Since museums generally choose wealthy
trustees who can make large donations, the selection of an academic
from a historically black college -- albeit someone with little or no
background in art -- might be viewed as lending diversity to the board.
However, there may be another reason the museum would want to polish
Sudarkasa'a image. Notes from the January 29, 1996 Barnes Board of Trustees
meeting refer to "other cooperative efforts" in an entry concerning
the Philadelphia Museum. With the specter of new tours in the offing,
the museum may want to keep a close ally on the Barnes board should
the opportunity arise to repeat its own record-breaking Barnes Foundation
exhibition.
Glanton's China Plans
In his 1991 ruling which allowed the
first loan of Barnes Foundation paintings, the late Judge Louis Stefan
commented that "the Trustees' suggested amendments to the Indenture
do speak in the plural, and do give rise to the suspicion that the intentions
of the Trustees might be somewhat more ambitious than what their present
request has indicated." Almost from the date of that decision,
Glanton was already "huckstering" -- Stefan's term -- the
artwork for more venues. After pulling off three extra tours while the
Foundation gallery renovations dragged on, Glanton now seems set for
another round.
This past September, the Inquirer
reported that Glanton was traveling with a "cultural, educational
and economic delegation" to Shanghai and that he expected to "meet
with the head of Shanghai's art museum in an effort to schedule a Barnes
exhibition there in 1999." On October 31, the paper quoted Herb
Vederman, Philadelphia's deputy mayor for economic development who said
that the "six-day trip resulted in 'significant progress' toward
a future showing in Shanghai of the Barnes Foundation art treasures."
Since the attorney general did nothing
about the allegations in the City of Rome case which claimed that Glanton
traded tour rights for personal gain and legal business, it is easy
to see how and perhaps why he might try to pull off a new tour. With
the Foundation spending millions on law suits, and potentially millions
more to pay the legal fees of the parties it has sued, Glanton, and
now perhaps his successors may return to Orphans' Court with the familiar
poverty story.
Munich Case Judge Elected to Supreme Court
Superior Court Judge Thomas Saylor,
who was "not recommended" for State Supreme Court by the Pennsylvania
Bar Association was elected to the post in November's general election.

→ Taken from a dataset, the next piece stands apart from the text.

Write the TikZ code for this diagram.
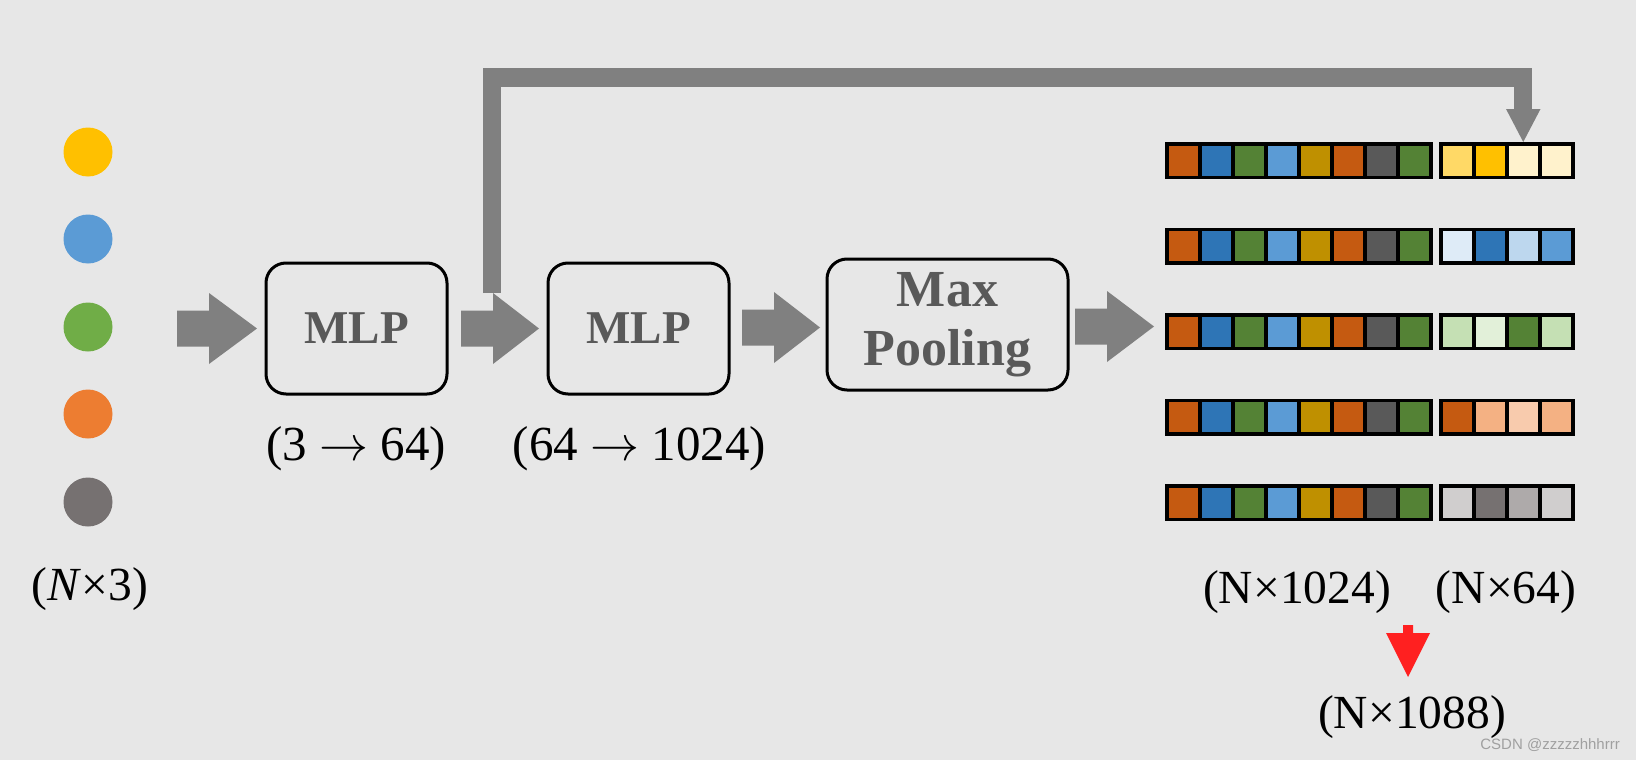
\RequirePackage{fix-cm}
\documentclass[tikz,border=0pt]{standalone}
\usepackage{fontspec}
\setmainfont{Liberation Serif}
\newfontfamily\wmfont{Liberation Sans}
\usetikzlibrary{calc}
\definecolor{bg}{HTML}{E7E7E7}
\definecolor{arrowgray}{HTML}{808080}
\definecolor{boxtext}{HTML}{595959}
\definecolor{cO}{HTML}{C55A11}
\definecolor{cB}{HTML}{2E75B6}
\definecolor{cG}{HTML}{548235}
\definecolor{cLB}{HTML}{5B9BD5}
\definecolor{cGo}{HTML}{BF9000}
\definecolor{cDG}{HTML}{595959}
\definecolor{ya}{HTML}{FFD966}
\definecolor{yb}{HTML}{FFC000}
\definecolor{yc}{HTML}{FFF2CC}
\definecolor{ba}{HTML}{DEEBF7}
\definecolor{bb}{HTML}{BDD7EE}
\definecolor{ga}{HTML}{C5E0B4}
\definecolor{gb}{HTML}{E2F0D9}
\definecolor{oa}{HTML}{F4B183}
\definecolor{ob}{HTML}{F8CBAD}
\definecolor{ka}{HTML}{D0CECE}
\definecolor{kb}{HTML}{767171}
\definecolor{kc}{HTML}{AEAAAA}
\definecolor{dY}{HTML}{FFC000}
\definecolor{dB}{HTML}{5B9BD5}
\definecolor{dG}{HTML}{70AD47}
\definecolor{dO}{HTML}{ED7D31}
\definecolor{dK}{HTML}{767171}
\definecolor{redarrow}{HTML}{FF2020}
\definecolor{wm}{HTML}{A0A0A0}
\tikzset{
  procbox/.style={draw=black, line width=3pt, rounded corners=20pt, minimum height=131pt,
    align=center, text=boxtext, inner sep=0pt},
  boxfont/.style={font=\fontsize{47}{56}\selectfont\bfseries},
  dot/.style={circle, minimum size=49pt, inner sep=0pt},
  lbl/.style={font=\fontsize{47.5}{56}\selectfont, text=black, anchor=base, inner sep=0pt},
  mlbl/.style={lbl, font=\fontsize{49}{58}\selectfont},
}
\newcommand\blockarrow[4]{% tail x, head base x, tip x, centre y
  \fill[arrowgray] (#1,#4-18) -- (#2,#4-18) -- (#2,#4-35.5) -- (#3,#4) -- (#2,#4+35.5)
    -- (#2,#4+18) -- (#1,#4+18) -- cycle;}
\newcommand\featrow[5]{%
  \fill[black] (1165,#1) rectangle (1432.5,#1+37);
  \foreach \c [count=\k from 0] in {cO,cB,cG,cLB,cGo,cO,cDG,cG}
    \fill[\c] (1168.5+33*\k,#1+3.5) rectangle (1198+33*\k,#1+33.5);
  \fill[black] (1439,#1) rectangle (1574.5,#1+37);
  \foreach \c [count=\k from 0] in {#2,#3,#4,#5}
    \fill[\c] (1442.5+33*\k,#1+3.5) rectangle (1472+33*\k,#1+33.5);}
\begin{document}
\begin{tikzpicture}[x=1pt,y=-1pt]
\useasboundingbox (0,0) rectangle (1636,760);
\fill[bg] (0,0) rectangle (1636,760);

% input points
\node[dot, fill=dY] (d1) at (88,152) {};
\node[dot, fill=dB] (d2) at (88,239) {};
\node[dot, fill=dG] (d3) at (88,327) {};
\node[dot, fill=dO] (d4) at (88,414) {};
\node[dot, fill=dK] (d5) at (88,502) {};
\node[lbl] (lin) at (90,600) {(\textit{N}×3)};

% boxes
\node[procbox, boxfont, minimum width=181pt] (mlp1) at (356.5,328.5) {MLP};
\node[procbox, boxfont, minimum width=181pt] (mlp2) at (638.5,328.5) {MLP};
\node[procbox, minimum width=241pt, font=\fontsize{52}{59}\selectfont\bfseries] (pool) at (947.5,324.5) {Max\\Pooling};

\node[mlbl] (l1) at (356,460) {(3 $\rightarrow$ 64)};
\node[mlbl] (l2) at (639.5,460) {(64 $\rightarrow$ 1024)};

% block arrows
\blockarrow{177}{209}{257}{328.5}
\blockarrow{461}{493}{539}{328.5}
\blockarrow{742}{774}{820}{327.5}
\blockarrow{1075}{1107}{1154}{326.5}

% skip connection
\coordinate (skipstart) at (492,293);
\coordinate (skipend) at (1523.25,110);
\draw[arrowgray, line width=18pt, line join=miter] (skipstart) |- (1523.25,77.5) -- (skipend);
\fill[arrowgray] (1506,109) -- (1540.5,109) -- (1523.25,142) -- cycle;

% feature rows
\featrow{142}{ya}{yb}{yc}{yc}
\featrow{227.5}{ba}{cB}{bb}{cLB}
\featrow{313}{ga}{gb}{cG}{ga}
\featrow{398.5}{cO}{oa}{ob}{oa}
\featrow{484}{ka}{kb}{kc}{ka}

\node[lbl] (l3) at (1297,603) {(N×1024)};
\node[lbl] (l4) at (1506,603) {(N×64)};

% red arrow
\fill[redarrow] (1403,625) -- (1413,625) -- (1413,633) -- (1430,633) -- (1408,677)
  -- (1386,633) -- (1403,633) -- cycle;
\node[lbl] (l5) at (1412,728) {(N×1088)};

\node[font=\wmfont\fontsize{15}{18}\selectfont, text=wm, anchor=base east, inner sep=0pt] (wmk) at (1620,749) {CSDN @zzzzzhhhrrr};
\end{tikzpicture}
\end{document}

The Bar Association noted that he has not demonstrated "a high
level of legal scholarship." Saylor was also one of the three judges
who overturned the Orphans' Court ruling denying an additional painting
tour to Munich.
The Munich case appellate panel which
included Saylor, held a telephone conference hearing without waiting
for the availability of the full transcript of the case, a striking
departure from the law. Nevertheless they allowed the tour, ignoring
Orphans' Court Judge Stanley R. Ott's ruling that: "The Trustees
failed to meet their burden of proving that the proposed additional
venue is necessary to cover the costs of ongoing renovations and to
provide future repairs."
The panel waited ten months before
issuing a written opinion and never explained why they ruled without
the availability of the record. The opinion was a ridiculous farce which
claimed that "the reasoning of Judge Stefan, as applied to new
facts controls in this case with the same opportunities (gain without
harm) central to Judge Stefan's decision." However, Stefan had
ruled that:
"The basic justification for allowing
the tour to additional venues must find support in the necessity of
permitting [the Trustees] to comply with Dr. Barnes' charge to his Trustees
that "all of the buildings and improvements of Donee shall at all
times be kept in first class order and repair."
The trier of fact, Judge Ott, found
that the Trustees' case did not meet this criterion since the Foundation
had more than enough money to complete the renovations for which Judge
Stefan had allowed the tour. One might expect a judge running for the
state's highest court to know that only the impossibility of maintaining
the Settlor's intent under the trust terms is a legal reason for breaching
those terms. There is no such principle in trust law or in Judge Stefan's
reasoning as "gain without harm."
The Inquirer decried Saylor's
election in its editorial pages. However, the Inquirer ignored
the travesty of justice that Saylor participated in by overturning the
Munich decision and made no comment when the opinion came out.